There is also a critical distinction to understand. Hyperfocus is not the same as flow. Hyperfocus is dopamine-driven lock-in. It can happen on the wrong target. You hyperfocus on a Wikipedia rabbit hole at midnight instead of the report due tomorrow. Flow is directed. It serves a goal you chose. Same intensity, different steering.
The key for ADHD brains is building external scaffolding that makes the struggle phase survivable. Clear task definition. A start time. A nudge to begin. Then the brain's natural capacity for deep engagement takes over.
A Practical Flow Protocol
Here is how to put this together into a repeatable daily practice.
Step 1: Choose one task. Not three. One. Define it sharply. "Draft the Q3 budget memo, first section."
Step 2: Set the difficulty. If the task feels too big, break it down. If it feels too easy, add a constraint like a timer or a quality bar.
Step 3: Remove friction. Phone away. Notifications off. Close every tab that is not directly relevant. Put on noise-canceling headphones if you have them.

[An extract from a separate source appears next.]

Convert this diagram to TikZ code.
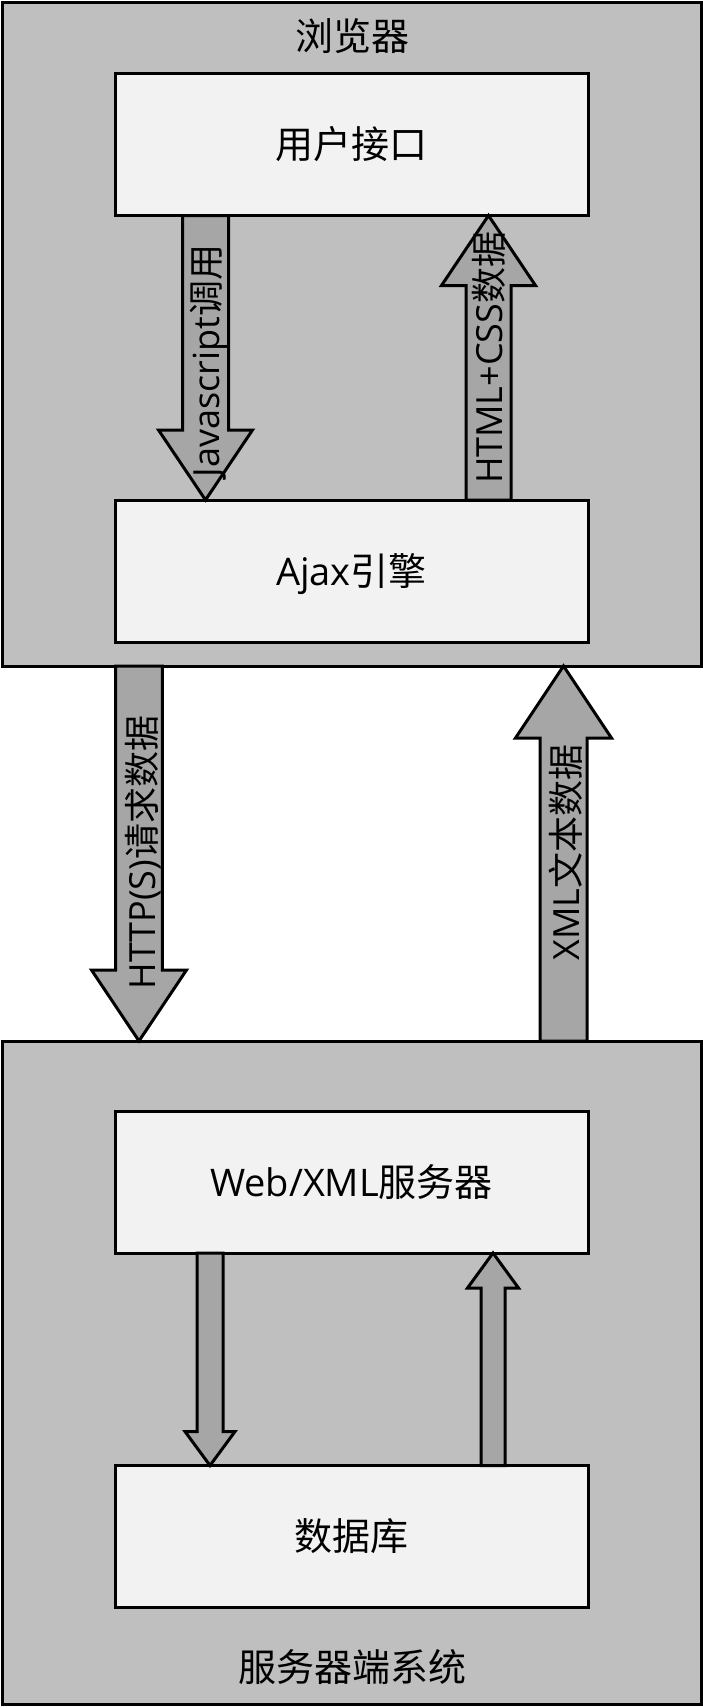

Step 4: Embrace the struggle. The first 10 to 15 minutes will feel uncomfortable. That is not a sign you cannot focus today. It is your brain loading the problem. Push through. Do not switch tasks during this window.
Step 5: Take a release break if stuck. If you have been struggling for 20 minutes with no progress, step away for 5 to 10 minutes. Walk. Stretch. Do not look at a screen. Come back and try again.
Step 6: Protect the flow. Once you are in, stay in. Do not check the time. Do not answer messages. Let the block run its course.
Step 7: Recover. After a deep flow block, do not jump into another demanding task. Take a real break. Move your body. Eat something. Your brain needs to replenish the neurochemistry that made flow possible.
The Environment That Makes Flow Inevitable
You will notice that almost every trigger above is about removing barriers, not adding effort. Flow is not something you force. It is something you allow. Your job is to build the conditions where it becomes the path of least resistance.
A time-blocked schedule does this. When your day is structured into clear blocks with specific tasks, you eliminate the decision fatigue that kills momentum before it starts. When you have a system that nudges you to start each block on time, you survive the struggle phase that most people bail out of. When you track your habits and recovery, you avoid the burnout that comes from treating your brain like a machine that never needs maintenance.
Flow is not magic. It is mechanics. Understand the triggers, respect the cycle, build the scaffolding, and it becomes something you can access on demand instead of something you wait for.